Personalmente l’idea che nel 2023 esista ancora il patriarcato non ci ha mai convinto.
Non c’entra nulla, o forse sì. Ma mentre in Italia il processo per l’omicidio di Laura Ziliani, la vigilessa stordita con i sedativi e soffocata due anni fa a Temù, in Valle Camonica, si è concluso con l’ergastolo per le sue due figlie e il loro complice; e quello alla «mantide della Brianza» con una condanna a 16 anni per aver circuito e narcotizzato nove uomini; in Inghilterra se ne è aperto uno – là mediaticamente rilevante – contro una ventitreenne accusata di aver travolto e ucciso di proposito il proprio ragazzo. Il motivo? I due avevano passato la serata insieme, a un party, a Hanley, contea dello Staffordshire, e lei si era arrabbiata vedendolo parlare e ballare con un’altra donna. Ai poliziotti la ragazza dichiarò: «Me lo merito, sparatemi e basta». Ed evitiamo i particolari forniti dalle telecamere di sorveglianza che mostrano lei schiacciare e salire più volte con l’auto sul corpo di lui che urla e chiede disperatamente aiuto.

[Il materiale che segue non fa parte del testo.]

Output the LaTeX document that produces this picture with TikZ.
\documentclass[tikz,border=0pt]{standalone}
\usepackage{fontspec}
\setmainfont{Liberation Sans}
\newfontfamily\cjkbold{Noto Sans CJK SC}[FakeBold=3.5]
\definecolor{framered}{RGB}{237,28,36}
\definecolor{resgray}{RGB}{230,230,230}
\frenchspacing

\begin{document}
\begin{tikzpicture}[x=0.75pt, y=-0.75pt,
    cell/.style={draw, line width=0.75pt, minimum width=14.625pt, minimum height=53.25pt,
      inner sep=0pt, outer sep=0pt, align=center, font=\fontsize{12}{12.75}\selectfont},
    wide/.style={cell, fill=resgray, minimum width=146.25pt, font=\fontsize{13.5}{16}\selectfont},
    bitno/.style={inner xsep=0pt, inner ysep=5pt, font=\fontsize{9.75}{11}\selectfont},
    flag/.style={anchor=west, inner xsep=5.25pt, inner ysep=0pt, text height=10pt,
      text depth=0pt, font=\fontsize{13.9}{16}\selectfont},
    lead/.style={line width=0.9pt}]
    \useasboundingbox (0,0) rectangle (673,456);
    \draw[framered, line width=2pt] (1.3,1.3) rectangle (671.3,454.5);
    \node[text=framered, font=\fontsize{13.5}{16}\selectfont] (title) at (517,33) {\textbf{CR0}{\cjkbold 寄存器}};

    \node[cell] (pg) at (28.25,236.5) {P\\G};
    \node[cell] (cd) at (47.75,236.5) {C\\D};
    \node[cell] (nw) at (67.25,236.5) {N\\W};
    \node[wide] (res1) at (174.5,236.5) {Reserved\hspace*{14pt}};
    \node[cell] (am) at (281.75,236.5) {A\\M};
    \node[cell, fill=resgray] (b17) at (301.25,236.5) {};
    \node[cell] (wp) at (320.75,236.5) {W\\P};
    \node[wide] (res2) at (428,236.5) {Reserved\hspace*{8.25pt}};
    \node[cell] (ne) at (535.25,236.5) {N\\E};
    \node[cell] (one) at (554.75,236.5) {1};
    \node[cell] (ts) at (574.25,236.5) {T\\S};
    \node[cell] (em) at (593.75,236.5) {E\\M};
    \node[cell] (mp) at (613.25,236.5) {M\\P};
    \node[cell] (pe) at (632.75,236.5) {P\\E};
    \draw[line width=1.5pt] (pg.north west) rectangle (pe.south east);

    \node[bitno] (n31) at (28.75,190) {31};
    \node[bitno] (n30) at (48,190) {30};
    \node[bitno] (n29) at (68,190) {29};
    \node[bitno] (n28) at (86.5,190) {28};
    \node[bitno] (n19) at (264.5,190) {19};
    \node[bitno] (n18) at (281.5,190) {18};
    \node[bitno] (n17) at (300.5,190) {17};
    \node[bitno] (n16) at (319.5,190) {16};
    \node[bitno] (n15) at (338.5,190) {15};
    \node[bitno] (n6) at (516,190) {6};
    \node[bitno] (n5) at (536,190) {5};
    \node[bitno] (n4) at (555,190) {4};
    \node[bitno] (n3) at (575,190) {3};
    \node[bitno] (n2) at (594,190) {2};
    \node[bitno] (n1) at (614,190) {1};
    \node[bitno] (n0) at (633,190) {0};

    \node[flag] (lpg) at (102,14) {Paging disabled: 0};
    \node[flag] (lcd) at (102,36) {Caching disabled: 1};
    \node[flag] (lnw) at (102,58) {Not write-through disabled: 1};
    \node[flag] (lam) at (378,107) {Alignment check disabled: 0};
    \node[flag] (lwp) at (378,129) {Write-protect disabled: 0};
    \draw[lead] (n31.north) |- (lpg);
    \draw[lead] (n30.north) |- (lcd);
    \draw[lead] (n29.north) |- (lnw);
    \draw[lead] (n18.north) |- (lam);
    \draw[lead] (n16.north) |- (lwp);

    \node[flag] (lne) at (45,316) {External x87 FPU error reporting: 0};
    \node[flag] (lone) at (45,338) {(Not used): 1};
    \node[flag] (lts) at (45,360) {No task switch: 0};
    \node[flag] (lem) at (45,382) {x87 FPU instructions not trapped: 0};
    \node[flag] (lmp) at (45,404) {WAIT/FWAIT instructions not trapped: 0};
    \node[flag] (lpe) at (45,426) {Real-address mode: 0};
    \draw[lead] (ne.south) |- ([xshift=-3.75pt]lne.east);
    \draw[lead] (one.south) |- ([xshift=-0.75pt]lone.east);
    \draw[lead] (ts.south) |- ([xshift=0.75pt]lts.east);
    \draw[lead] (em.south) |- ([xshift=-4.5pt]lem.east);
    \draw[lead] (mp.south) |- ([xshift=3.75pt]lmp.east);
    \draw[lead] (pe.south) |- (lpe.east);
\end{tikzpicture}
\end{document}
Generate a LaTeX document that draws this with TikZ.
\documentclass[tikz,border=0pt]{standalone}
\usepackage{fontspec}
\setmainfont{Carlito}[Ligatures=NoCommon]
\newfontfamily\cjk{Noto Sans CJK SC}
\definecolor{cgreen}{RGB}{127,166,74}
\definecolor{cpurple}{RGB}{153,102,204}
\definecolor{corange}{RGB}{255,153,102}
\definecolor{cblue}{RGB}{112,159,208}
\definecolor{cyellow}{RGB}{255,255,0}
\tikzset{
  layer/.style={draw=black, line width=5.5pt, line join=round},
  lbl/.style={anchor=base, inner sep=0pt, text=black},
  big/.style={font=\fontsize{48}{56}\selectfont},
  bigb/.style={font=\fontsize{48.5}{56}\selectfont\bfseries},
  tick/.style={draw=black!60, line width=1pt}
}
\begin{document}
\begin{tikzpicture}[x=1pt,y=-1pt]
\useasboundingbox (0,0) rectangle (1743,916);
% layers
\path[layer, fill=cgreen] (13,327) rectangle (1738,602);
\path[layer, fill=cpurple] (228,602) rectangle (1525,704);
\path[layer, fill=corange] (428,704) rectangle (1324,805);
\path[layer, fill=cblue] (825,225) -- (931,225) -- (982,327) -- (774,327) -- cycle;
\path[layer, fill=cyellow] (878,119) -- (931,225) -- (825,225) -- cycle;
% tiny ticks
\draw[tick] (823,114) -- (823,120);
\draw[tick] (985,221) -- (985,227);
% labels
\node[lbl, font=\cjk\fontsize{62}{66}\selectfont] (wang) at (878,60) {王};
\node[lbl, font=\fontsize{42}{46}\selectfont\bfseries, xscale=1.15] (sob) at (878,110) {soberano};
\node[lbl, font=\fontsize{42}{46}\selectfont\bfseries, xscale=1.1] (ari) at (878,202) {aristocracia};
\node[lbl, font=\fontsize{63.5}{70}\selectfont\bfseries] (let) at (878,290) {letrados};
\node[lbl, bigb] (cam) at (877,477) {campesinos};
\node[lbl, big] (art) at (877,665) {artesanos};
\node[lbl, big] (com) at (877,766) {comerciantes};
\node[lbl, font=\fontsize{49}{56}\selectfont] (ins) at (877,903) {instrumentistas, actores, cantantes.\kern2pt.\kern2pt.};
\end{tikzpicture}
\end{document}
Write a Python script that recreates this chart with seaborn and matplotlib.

Ed ecco dove volevamo arrivare. Parlare di «maschicidio», o «femminicidio», o «gaycidio», è un modo sbagliato di distinguere e magari aggravare o attenuare lo stesso, orrendo reato.
Non è un problema di «tutti gli uomini». O di «tutte le donne». Il problema, anche qui, sono le discriminazioni di genere.